Sharath Koppu was fatally shot last July at J’s Fish and Chicken Market in Kansas City. Police and his relatives said he was working at the restaurant but university officials announced he was there “assisting family friends.” They stuck to that story until last week, when they acknowledged they didn’t know if the story was accurate, The Kansas City Star reported .

Documents obtained through an open records request show university officials created the false story because they were concerned Koppu, who was from India, was violating his F1 visa by working off campus. That could have caused a federal investigation and put the university’s international student enrollment at risk, The Star reported.

More than 2,100 pages of emails and documents show school administrators continually expressing compassion for Koppu’s family. But they also show how top school officials focused on whether his death could hurt university efforts to increase its lucrative international student population, which has dropped dramatically in recent years.

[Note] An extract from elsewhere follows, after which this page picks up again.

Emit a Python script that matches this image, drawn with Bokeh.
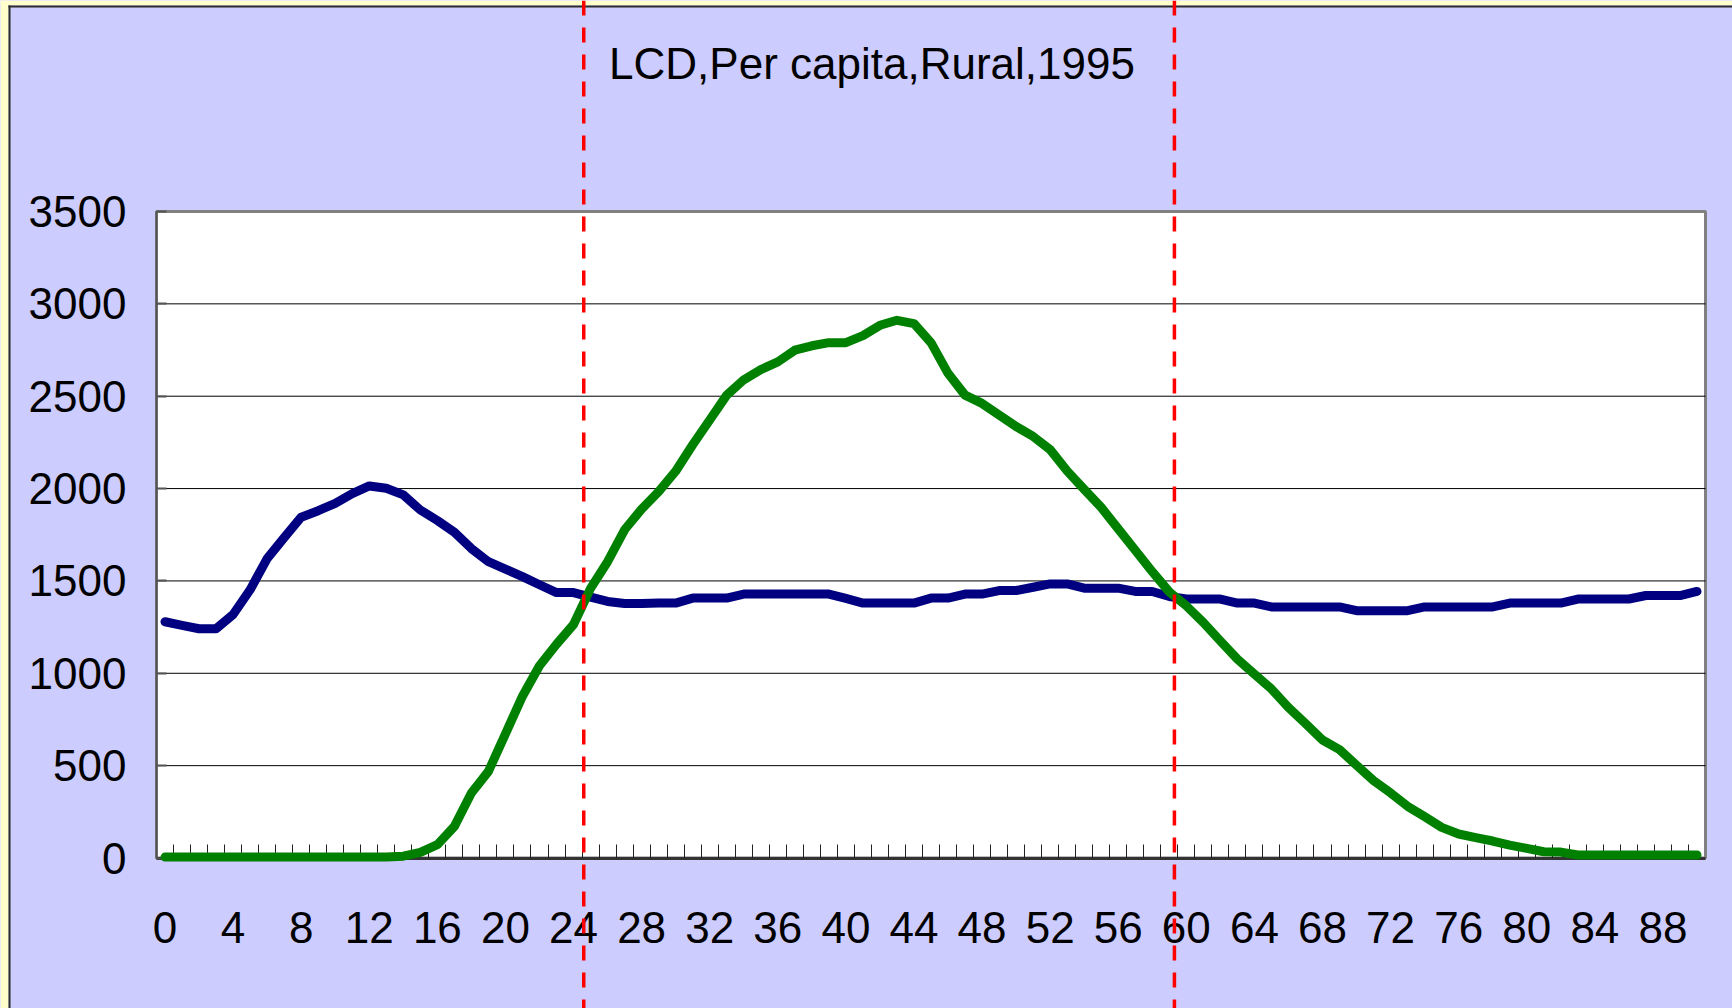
from bokeh.plotting import figure
from bokeh.models import (Range1d, LinearAxis, FixedTicker, Span, Label,
                          BoxAnnotation, ColumnDataSource, Grid)
from bokeh.embed import file_html
from bokeh.resources import INLINE

# ---------------- data ----------------
ages = list(range(0, 91))

lcd_blue = [
    1279, 1259, 1241, 1241, 1318, 1452, 1621, 1734, 1845, 1880,
    1920, 1973, 2014, 2002, 1966, 1884, 1827, 1764, 1675, 1604,
    1564, 1523, 1479, 1437, 1437, 1412, 1389, 1378, 1378, 1380,
    1380, 1407, 1407, 1407, 1429, 1429, 1429, 1429, 1429, 1429,
    1405, 1380, 1380, 1380, 1380, 1407, 1407, 1429, 1429, 1448,
    1448, 1466, 1484, 1484, 1461, 1461, 1461, 1443, 1443, 1416,
    1402, 1402, 1402, 1380, 1380, 1359, 1359, 1359, 1359, 1359,
    1339, 1339, 1339, 1339, 1359, 1359, 1359, 1359, 1359, 1380,
    1380, 1380, 1380, 1402, 1402, 1402, 1402, 1421, 1421, 1421,
    1443,
]

lcd_green = [
    5, 5, 5, 5, 5, 5, 5, 5, 5, 5,
    5, 5, 5, 5, 10, 30, 72, 171, 352, 469,
    672, 876, 1041, 1157, 1264, 1460, 1604, 1777, 1889, 1983,
    2094, 2237, 2371, 2506, 2589, 2644, 2686, 2749, 2773, 2790,
    2790, 2828, 2884, 2911, 2893, 2790, 2624, 2506, 2461, 2398,
    2336, 2282, 2211, 2095, 1996, 1898, 1782, 1666, 1550, 1440,
    1365, 1275, 1175, 1077, 996, 915, 815, 728, 639, 587,
    502, 419, 352, 280, 224, 166, 130, 110, 92, 70,
    52, 34, 32, 16, 16, 16, 16, 16, 16, 16,
    16,
]

y_ticks = [0, 500, 1000, 1500, 2000, 2500, 3000, 3500]
x_label_ticks = list(range(0, 89, 4))
marker_ages = [24.6, 59.3]
title_text = "LCD,Per capita,Rural,1995"

# ---------------- layout ----------------
FONT = "Liberation Sans"
FONT_SIZE = "44px"
W, H = 1732, 1008
FRAME_L, FRAME_R = 156.0, 1705.0      # canvas px of the plot area
FRAME_T, FRAME_B = 211.0, 857.5

x_lo, x_hi = ages[0] - 0.5, ages[-1] + 0.5
y_lo, y_hi = y_ticks[0], y_ticks[-1]
dx = (x_hi - x_lo) / (FRAME_R - FRAME_L)
dy = (y_hi - y_lo) / (FRAME_B - FRAME_T)
x_range = Range1d(x_lo - FRAME_L * dx, x_hi + (W - FRAME_R) * dx)
y_range = Range1d(y_lo - (H - FRAME_B) * dy, y_hi + FRAME_T * dy)


def px_to_x(px):
    return x_range.start + px * dx


def py_to_y(py):
    return y_range.end - py * dy


p = figure(width=W, height=H, x_range=x_range, y_range=y_range,
           output_backend="svg", toolbar_location=None,
           x_axis_location=None, y_axis_location=None, min_border=0,
           background_fill_color="#CCCCFF", border_fill_color="#CCCCFF",
           outline_line_color=None, title=None)

# drop any default grids (grid lines are drawn below, inside the plot area only)
p.center = [r for r in p.center if not isinstance(r, Grid)]

# outer yellow frame and its dark edge (top-left corner of the chart object)
for box in [
    dict(right=px_to_x(8)),                       # yellow strip, left
    dict(bottom=py_to_y(5)),                      # yellow strip, top
]:
    p.add_layout(BoxAnnotation(fill_color="#FFFFCC", fill_alpha=1.0,
                               line_alpha=0, level="underlay", **box))
p.add_layout(BoxAnnotation(left=px_to_x(8), right=px_to_x(10),
                           top=py_to_y(5), fill_color="#2b2b2b",
                           fill_alpha=1.0, line_alpha=0, level="underlay"))
p.add_layout(BoxAnnotation(left=px_to_x(8), top=py_to_y(5),
                           bottom=py_to_y(7), fill_color="#2b2b2b",
                           fill_alpha=1.0, line_alpha=0, level="underlay"))

# white plot area with grey border
p.add_layout(BoxAnnotation(left=x_lo, right=x_hi, bottom=y_lo, top=y_hi,
                           fill_color="white", fill_alpha=1.0,
                           line_color="#808080", line_alpha=1.0,
                           line_width=3, level="underlay"))

# horizontal grid lines
grid_src = ColumnDataSource(dict(y=y_ticks[1:-1]))
p.segment(x0=x_lo, x1=x_hi, y0="y", y1="y", source=grid_src,
          line_color="#000000", line_width=1)

# data lines
src = ColumnDataSource(dict(age=ages, blue=lcd_blue, green=lcd_green))
p.line("age", "blue", source=src, line_color="#000080", line_width=9,
       line_join="round", line_cap="round", level="annotation")
p.line("age", "green", source=src, line_color="#008000", line_width=9,
       line_join="round", line_cap="round", level="annotation")

# axes
xaxis = LinearAxis(
    fixed_location=y_lo, bounds=(x_lo, x_hi),
    ticker=FixedTicker(ticks=x_label_ticks,
                       minor_ticks=[a + 0.5 for a in ages[:-1]]),
    axis_line_color="#333333", axis_line_width=3,
    major_tick_in=0, major_tick_out=0,
    minor_tick_in=14, minor_tick_out=0,
    minor_tick_line_color="#222222", minor_tick_line_width=1,
    major_label_text_font=FONT, major_label_text_font_size=FONT_SIZE,
    major_label_text_color="black", major_label_standoff=54)
p.add_layout(xaxis, "below")

yaxis = LinearAxis(
    fixed_location=x_lo, bounds=(y_lo, y_hi),
    ticker=FixedTicker(ticks=y_ticks),
    axis_line_color="#555555", axis_line_width=2,
    major_tick_in=10, major_tick_out=0,
    major_tick_line_color="#555555", major_tick_line_width=2,
    major_label_text_font=FONT, major_label_text_font_size=FONT_SIZE,
    major_label_text_color="black", major_label_standoff=30)
p.add_layout(yaxis, "left")

# red dashed markers
for m in marker_ages:
    p.add_layout(Span(location=m, dimension="height", line_color="#FF0000",
                      line_width=3.5, line_dash="15 12", level="overlay"))

# title
p.add_layout(Label(x=px_to_x(871.5), y=py_to_y(63), text=title_text,
                   text_font=FONT, text_font_size=FONT_SIZE,
                   text_align="center", text_baseline="alphabetic",
                   text_color="black"))

open("out.html", "w").write(file_html(p, INLINE))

Joy Stevenson, head of the university’s international student affairs, and her boss, Vice Provost for International Initiatives Kevin Truman, rejected the university public relation staff’s early effort to quote the police department’s account that Koppu was working at the restaurant.

“Let’s not emphasize where he worked. I doubt that he had a work authorization,” Truman wrote.

Stevenson agreed, recommending that the university say he was “assisting a family friend,” and, therefore, was not violating of his visa. She offered no evidence that the statement was true.

Eventually, a public statement signed by Chancellor Mauli Agrawal began this way:

“To the UMKC Community: It is my sad duty to inform you that a member of our community was killed Friday evening during an armed robbery at the restaurant where he was assisting family friends..”

Christopher McKinney, an immigration attorney who helps many international students in the Kansas City area, said the university would be required to report any student working on an F1 visa the Department of Homeland Security. Failure to do so could lead to an investigation of the international student program.

Truman said last week that he’s not aware of any investigation of the school.

When asked about the university’s decision to remove all mention of Koppu working at the restaurant, Truman wrote: “I did not want the Chancellor or UMKC to give the impression that he was working for pay there, as UMKC didn’t know the facts surrounding this relationship, nor does UMKC monitor students’ personal lives.”

Anne Spencer, vice chancellor for strategic marketing and communications, said some faculty in the School of Computing and Engineering recalled hearing that the family that owned the restaurant had befriended Koppu.

“Given that we had no knowledge of whether he was an actual paid employee, we changed the wording to ‘assisting family friends,’” she wrote.

The controversy comes amid a continuing drop in international students in the U.S., including at Missouri-Kansas City, where international student enrollment peaked at 1,442 in 2015, with most of those students were from India. By 2018 the international student numbers dropped to 1,039 and the Indian student population dropped from 709 to 312. A loss of 397 international students represents an estimated loss of about $5 million per semester based on current tuition rates and each student carrying a 12-credit-hour study schedule.